Les forces de l'ordre sont intervenues à nouveau, quelques heures plus tard, contre des manifestants regroupés dans la vieille ville de Tbilissi. Le ministre de la Santé a déclaré que 250 personnes, pour la plupart incommodées par les gaz lacrymogènes, avaient été admises dans les hôpitaux."Nous ne pouvons pas laisser notre pays devenir le théâtre de sordides équipées géopolitiques des autres pays", a justifié le chef de l'Etat. "Notre démocratie a besoin d'une main ferme des autorités."Les chefs de l'opposition ont critiqué ce recours à la force, preuve selon eux de la dérive autoritaire du régime.

Le médiateur géorgien pour les droits de l'homme, Sozar Subari, a déclaré avoir été frappé par la police.

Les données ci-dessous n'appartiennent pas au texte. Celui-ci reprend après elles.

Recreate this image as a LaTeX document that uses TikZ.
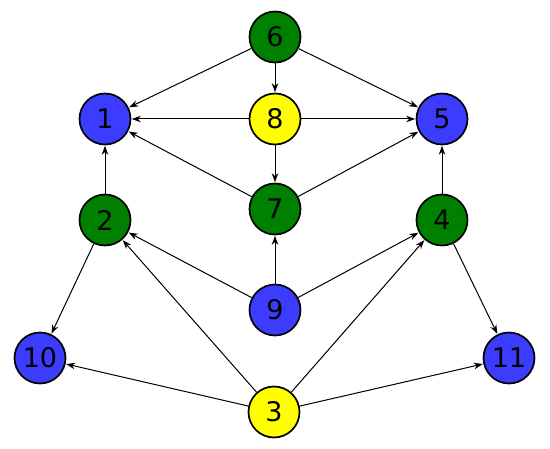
\documentclass[tikz,border=0pt]{standalone}
\usepackage{fontspec}
\setmainfont{DejaVu Sans}
\usetikzlibrary{arrows.meta}
\definecolor{ngreen}{RGB}{0,128,0}
\definecolor{nblue}{RGB}{60,60,255}
\definecolor{nyellow}{RGB}{255,255,0}
\begin{document}
\begin{tikzpicture}[x=1pt,y=-1pt,
  vtx/.style={circle,draw=black,line width=1.7pt,minimum size=51pt,inner sep=0pt,font=\fontsize{27}{27}\selectfont},
  g/.style={vtx,fill=ngreen},
  b/.style={vtx,fill=nblue},
  yl/.style={vtx,fill=nyellow},
  edge/.style={-{Stealth[length=9pt,width=6.5pt]},line width=1pt,shorten >=0.5pt}]
\useasboundingbox (0,0) rectangle (550,449);
\node[g]  (n6)  at (275,37)  {6};
\node[b]  (n1)  at (105,119) {1};
\node[yl] (n8)  at (275,119) {8};
\node[b]  (n5)  at (442,119) {5};
\node[g]  (n2)  at (105,220) {2};
\node[g]  (n7)  at (275,209) {7};
\node[g]  (n4)  at (442,220) {4};
\node[b]  (n9)  at (275,310) {9};
\node[b]  (n10) at (40,358)  {10};
\node[b]  (n11) at (509,358) {11};
\node[yl] (n3)  at (274,412) {3};
\draw[edge] (n6) -- (n1);
\draw[edge] (n6) -- (n8);
\draw[edge] (n6) -- (n5);
\draw[edge] (n8) -- (n1);
\draw[edge] (n8) -- (n5);
\draw[edge] (n8) -- (n7);
\draw[edge] (n7) -- (n1);
\draw[edge] (n7) -- (n5);
\draw[edge] (n2) -- (n1);
\draw[edge] (n4) -- (n5);
\draw[edge] (n9) -- (n7);
\draw[edge] (n9) -- (n2);
\draw[edge] (n9) -- (n4);
\draw[edge] (n2) -- (n10);
\draw[edge] (n4) -- (n11);
\draw[edge] (n3) -- (n10);
\draw[edge] (n3) -- (n11);
\draw[edge] (n3) -- (n2);
\draw[edge] (n3) -- (n4);
\end{tikzpicture}
\end{document}
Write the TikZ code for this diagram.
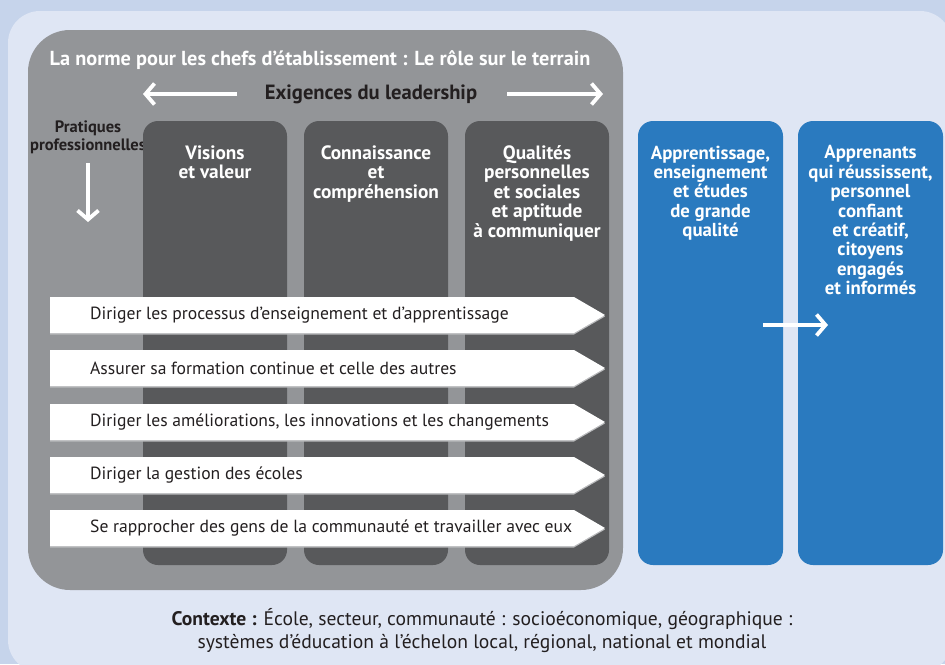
\documentclass[tikz,border=0pt]{standalone}
\usepackage{fontspec}
\setmainfont{PT Sans}
\usetikzlibrary{arrows.meta}
\definecolor{bgblue}{HTML}{C6D4EB}
\definecolor{panelblue}{HTML}{DFE6F4}
\definecolor{midgray}{HTML}{939598}
\definecolor{darkgray}{HTML}{58595B}
\definecolor{boxblue}{HTML}{2A7ABF}
\definecolor{inkdark}{HTML}{231F20}
\definecolor{shadowgray}{HTML}{B9BABC}
\tikzset{
  warrow/.style={draw=white, line width=3.8pt,
    -{Straight Barb[length=9pt,width=21pt,line width=3.8pt]}},
  colbox/.style={fill=darkgray, rounded corners=15pt, minimum width=144pt, minimum height=444pt, inner sep=0pt},
  bluebox/.style={fill=boxblue, rounded corners=15pt, minimum width=145pt, minimum height=444pt, inner sep=0pt},
  headtext/.style={text=white, font=\bfseries\fontsize{19.3}{19.4}\selectfont, align=center, inner sep=0pt, anchor=north},
  bluetext/.style={headtext, font=\bfseries\fontsize{18.8}{19.4}\selectfont},
  bannertext/.style={text=inkdark, font=\fontsize{17.6}{20}\selectfont, anchor=west, inner sep=0pt},
  banner/.style={fill=white},
}
\begin{document}
\begin{tikzpicture}[x=1pt,y=-1pt]
\useasboundingbox (0,0) rectangle (945,664);
\fill[bgblue] (0,0) rectangle (945,664);
\fill[panelblue, rounded corners=32pt] (8,11) rectangle (952,672);
% gray panel
\fill[midgray, rounded corners=42pt] (28,30) rectangle (623,590);
\node[text=white, font=\bfseries\fontsize{20.3}{22}\selectfont, inner sep=0pt] (title) at (320,60) {La norme pour les chefs d’établissement : Le rôle sur le terrain};
\node[text=inkdark, font=\bfseries\fontsize{20.6}{23}\selectfont, inner sep=0pt] (exig) at (371,94) {Exigences du leadership};
\coordinate (la) at (237,94);
\coordinate (lb) at (143,94);
\coordinate (ra) at (507,94);
\coordinate (rb) at (603,94);
\draw[warrow] (la) -- (lb);
\draw[warrow] (ra) -- (rb);
% pratiques
\node[text=inkdark, font=\bfseries\fontsize{16.5}{17.5}\selectfont, align=center, inner sep=0pt, anchor=north] (prat) at (88,121) {Pratiques\\professionnelles};
\coordinate (da) at (88,163);
\coordinate (db) at (88,222);
\draw[warrow] (da) -- (db);
% columns
\node[colbox] (c1) at (215,343) {};
\node[colbox] (c2) at (376,343) {};
\node[colbox] (c3) at (537,343) {};
\node[headtext] (t1) at (c1.north |- 0,145.5) {Visions\\et valeur};
\node[headtext] (t2) at (c2.north |- 0,145.5) {Connaissance\\et\\compréhension};
\node[headtext] (t3) at (c3.north |- 0,145.5) {Qualités\\personnelles\\et sociales\\et aptitude\\à communiquer};
% blue boxes
\node[bluebox] (b1) at (710.5,343) {};
\node[bluebox] (b2) at (870.5,343) {};
\node[bluetext] (t4) at (b1.north |- 0,145.5) {Apprentissage,\\enseignement\\et études\\de grande\\qualité};
\node[bluetext] (t5) at (b2.north |- 0,145.5) {Apprenants\\qui réussissent,\\personnel\\confiant\\et créatif,\\citoyens\\engagés\\et informés};
\coordinate (ba) at (763,325);
\coordinate (bb) at (828,325);
\draw[warrow] (ba) -- (bb);
% banners
\foreach \y/\n/\txt in {297/p1/{Diriger les processus d’enseignement et d’apprentissage},
                       350/p2/{Assurer sa formation continue et celle des autres},
                       404/p3/{Diriger les améliorations, les innovations et les changements},
                       457/p4/{Diriger la gestion des écoles},
                       510/p5/{Se rapprocher des gens de la communauté et travailler avec eux}}{
  \fill[shadowgray] (50,\y+1.5) -- (574,\y+1.5) -- (605,\y+19.5) -- (574,\y+37.5) -- (50,\y+37.5) -- cycle;
  \fill[banner] (50,\y) -- (574,\y) -- (605,\y+18) -- (574,\y+36) -- (50,\y+36) -- cycle;
  \node[bannertext] (\n) at (90,\y+18) {\txt};
}
% context
\node[text=inkdark, font=\fontsize{19.6}{23}\selectfont, align=center, inner sep=0pt] (ctx) at (482,631) {\textbf{Contexte :} École, secteur, communauté : socioéconomique, géographique :\\systèmes d’éducation à l’échelon local, régional, national et mondial};
\end{tikzpicture}
\end{document}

Le patriarche Ilia II, chef de l'Eglise orthodoxe géorgienne, a jugé la répression du mouvement totalement inacceptable. "Il n'y a qu'une seule voie, la négociation", a-t-il déclaré.

Saakachvili a annoncé dimanche qu'il excluait d'organiser des élections législatives anticipées, comme l'exige l'opposition. Porté au pouvoir par la "révolution des roses" en 2003, le président géorgien est favorable à des réformes économiques d'inspiration libérale et à un rapprochement avec Washington. Ses détracteurs soulignent que les conditions de vie ne s'améliorent pas pour la grande majorité de la population et dénoncent la corruption et les violations des droits de l'homme dans l'ancienne république soviétique du Sud-Caucase.

Même si le nombre de manifestants - ils étaient 70.000 vendredi - semble s'être réduit au fil des jours, l'opposition a exhorté ses partisans à poursuivre le mouvement jusqu'à la démission de Saakachvili.Des marches anti-gouvernementales ont été signalées dans plusieurs villes de province. "Les autorités ont utilisé des armes contre des manifestants pacifiques. Elles auront ce qu'elles méritent", a lancé une responsable de l'opposition, Kakha Koukava, citée par l'agence russe Interfax.